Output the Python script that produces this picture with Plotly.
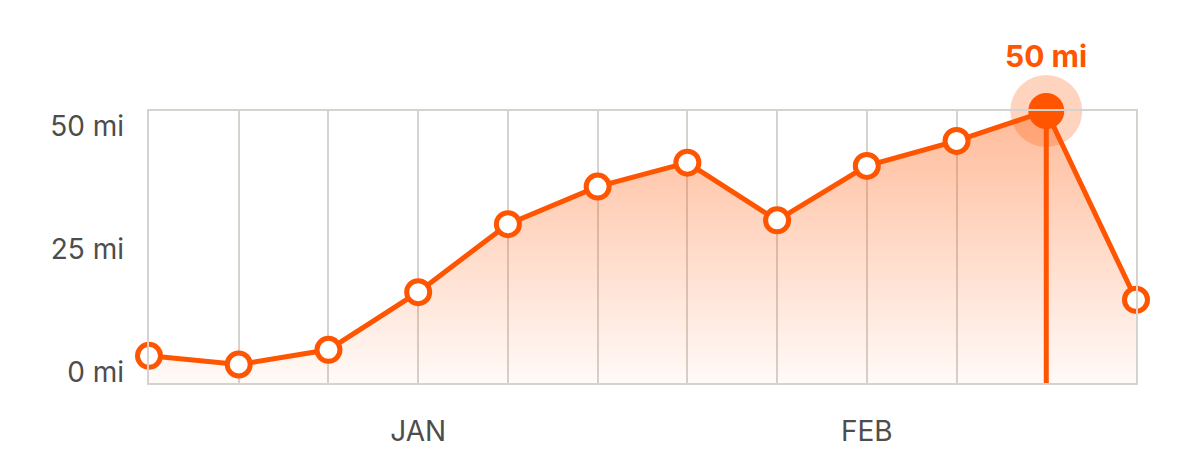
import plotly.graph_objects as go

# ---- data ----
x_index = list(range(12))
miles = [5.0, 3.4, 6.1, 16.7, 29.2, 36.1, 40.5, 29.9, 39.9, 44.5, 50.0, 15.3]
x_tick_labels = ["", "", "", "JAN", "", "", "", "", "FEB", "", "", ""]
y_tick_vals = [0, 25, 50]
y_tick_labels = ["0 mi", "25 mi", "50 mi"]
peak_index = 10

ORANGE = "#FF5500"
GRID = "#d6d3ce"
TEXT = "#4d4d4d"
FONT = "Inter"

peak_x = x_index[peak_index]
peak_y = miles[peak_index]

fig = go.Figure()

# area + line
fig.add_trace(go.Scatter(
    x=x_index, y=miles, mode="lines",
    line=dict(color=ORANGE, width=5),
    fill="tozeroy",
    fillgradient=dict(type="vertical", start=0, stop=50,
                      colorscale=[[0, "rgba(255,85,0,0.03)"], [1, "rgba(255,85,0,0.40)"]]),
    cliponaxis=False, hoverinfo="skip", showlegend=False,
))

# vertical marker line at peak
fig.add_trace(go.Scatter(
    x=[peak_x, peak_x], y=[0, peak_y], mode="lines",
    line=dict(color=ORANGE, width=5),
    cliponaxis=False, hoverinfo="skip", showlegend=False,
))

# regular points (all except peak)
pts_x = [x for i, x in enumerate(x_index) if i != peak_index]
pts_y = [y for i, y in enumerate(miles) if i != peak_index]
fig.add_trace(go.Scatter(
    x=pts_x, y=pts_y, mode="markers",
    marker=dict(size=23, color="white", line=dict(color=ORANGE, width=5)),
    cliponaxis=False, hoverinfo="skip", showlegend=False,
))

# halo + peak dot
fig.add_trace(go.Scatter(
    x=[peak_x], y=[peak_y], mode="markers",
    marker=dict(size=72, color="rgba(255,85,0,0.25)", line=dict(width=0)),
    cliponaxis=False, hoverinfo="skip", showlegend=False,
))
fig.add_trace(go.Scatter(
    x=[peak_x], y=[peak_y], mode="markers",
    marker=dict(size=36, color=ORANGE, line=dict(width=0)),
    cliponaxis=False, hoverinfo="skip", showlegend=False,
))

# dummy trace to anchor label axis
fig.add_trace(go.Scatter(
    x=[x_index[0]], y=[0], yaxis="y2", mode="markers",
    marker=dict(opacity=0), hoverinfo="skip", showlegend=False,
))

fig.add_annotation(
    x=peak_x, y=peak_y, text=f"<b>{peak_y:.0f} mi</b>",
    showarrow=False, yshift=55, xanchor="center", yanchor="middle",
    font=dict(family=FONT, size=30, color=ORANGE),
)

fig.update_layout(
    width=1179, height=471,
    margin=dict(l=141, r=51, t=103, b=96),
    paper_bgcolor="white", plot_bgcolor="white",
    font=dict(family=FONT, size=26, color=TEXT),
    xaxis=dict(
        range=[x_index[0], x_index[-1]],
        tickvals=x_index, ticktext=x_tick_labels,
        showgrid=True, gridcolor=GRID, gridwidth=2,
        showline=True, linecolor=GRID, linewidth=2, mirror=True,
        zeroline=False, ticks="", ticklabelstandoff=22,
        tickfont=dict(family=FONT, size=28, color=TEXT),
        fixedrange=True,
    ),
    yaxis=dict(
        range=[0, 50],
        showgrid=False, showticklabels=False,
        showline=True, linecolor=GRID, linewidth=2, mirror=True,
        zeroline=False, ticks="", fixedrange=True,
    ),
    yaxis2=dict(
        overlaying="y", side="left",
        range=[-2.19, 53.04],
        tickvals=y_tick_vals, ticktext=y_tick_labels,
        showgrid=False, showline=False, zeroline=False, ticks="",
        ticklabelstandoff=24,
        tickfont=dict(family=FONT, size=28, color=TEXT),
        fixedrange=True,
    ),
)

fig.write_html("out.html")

——

> Written instruction
Print the full listing exactly, dropping the pictures.

> Response to the exercise
Output the Python script that produces this picture with Plotly.
import plotly.graph_objects as go

# ---- data ----
x_index = list(range(12))
miles = [5.0, 3.4, 6.1, 16.7, 29.2, 36.1, 40.5, 29.9, 39.9, 44.5, 50.0, 15.3]
x_tick_labels = ["", "", "", "JAN", "", "", "", "", "FEB", "", "", ""]
y_tick_vals = [0, 25, 50]
y_tick_labels = ["0 mi", "25 mi", "50 mi"]
peak_index = 10

ORANGE = "#FF5500"
GRID = "#d6d3ce"
TEXT = "#4d4d4d"
FONT = "Inter"

peak_x = x_index[peak_index]
peak_y = miles[peak_index]

fig = go.Figure()

# area + line
fig.add_trace(go.Scatter(
    x=x_index, y=miles, mode="lines",
    line=dict(color=ORANGE, width=5),
    fill="tozeroy",
    fillgradient=dict(type="vertical", start=0, stop=50,
                      colorscale=[[0, "rgba(255,85,0,0.03)"], [1, "rgba(255,85,0,0.40)"]]),
    cliponaxis=False, hoverinfo="skip", showlegend=False,
))

# vertical marker line at peak
fig.add_trace(go.Scatter(
    x=[peak_x, peak_x], y=[0, peak_y], mode="lines",
    line=dict(color=ORANGE, width=5),
    cliponaxis=False, hoverinfo="skip", showlegend=False,
))

# regular points (all except peak)
pts_x = [x for i, x in enumerate(x_index) if i != peak_index]
pts_y = [y for i, y in enumerate(miles) if i != peak_index]
fig.add_trace(go.Scatter(
    x=pts_x, y=pts_y, mode="markers",
    marker=dict(size=23, color="white", line=dict(color=ORANGE, width=5)),
    cliponaxis=False, hoverinfo="skip", showlegend=False,
))

# halo + peak dot
fig.add_trace(go.Scatter(
    x=[peak_x], y=[peak_y], mode="markers",
    marker=dict(size=72, color="rgba(255,85,0,0.25)", line=dict(width=0)),
    cliponaxis=False, hoverinfo="skip", showlegend=False,
))
fig.add_trace(go.Scatter(
    x=[peak_x], y=[peak_y], mode="markers",
    marker=dict(size=36, color=ORANGE, line=dict(width=0)),
    cliponaxis=False, hoverinfo="skip", showlegend=False,
))

# dummy trace to anchor label axis
fig.add_trace(go.Scatter(
    x=[x_index[0]], y=[0], yaxis="y2", mode="markers",
    marker=dict(opacity=0), hoverinfo="skip", showlegend=False,
))

fig.add_annotation(
    x=peak_x, y=peak_y, text=f"<b>{peak_y:.0f} mi</b>",
    showarrow=False, yshift=55, xanchor="center", yanchor="middle",
    font=dict(family=FONT, size=30, color=ORANGE),
)

fig.update_layout(
    width=1179, height=471,
    margin=dict(l=141, r=51, t=103, b=96),
    paper_bgcolor="white", plot_bgcolor="white",
    font=dict(family=FONT, size=26, color=TEXT),
    xaxis=dict(
        range=[x_index[0], x_index[-1]],
        tickvals=x_index, ticktext=x_tick_labels,
        showgrid=True, gridcolor=GRID, gridwidth=2,
        showline=True, linecolor=GRID, linewidth=2, mirror=True,
        zeroline=False, ticks="", ticklabelstandoff=22,
        tickfont=dict(family=FONT, size=28, color=TEXT),
        fixedrange=True,
    ),
    yaxis=dict(
        range=[0, 50],
        showgrid=False, showticklabels=False,
        showline=True, linecolor=GRID, linewidth=2, mirror=True,
        zeroline=False, ticks="", fixedrange=True,
    ),
    yaxis2=dict(
        overlaying="y", side="left",
        range=[-2.19, 53.04],
        tickvals=y_tick_vals, ticktext=y_tick_labels,
        showgrid=False, showline=False, zeroline=False, ticks="",
        ticklabelstandoff=24,
        tickfont=dict(family=FONT, size=28, color=TEXT),
        fixedrange=True,
    ),
)

fig.write_html("out.html")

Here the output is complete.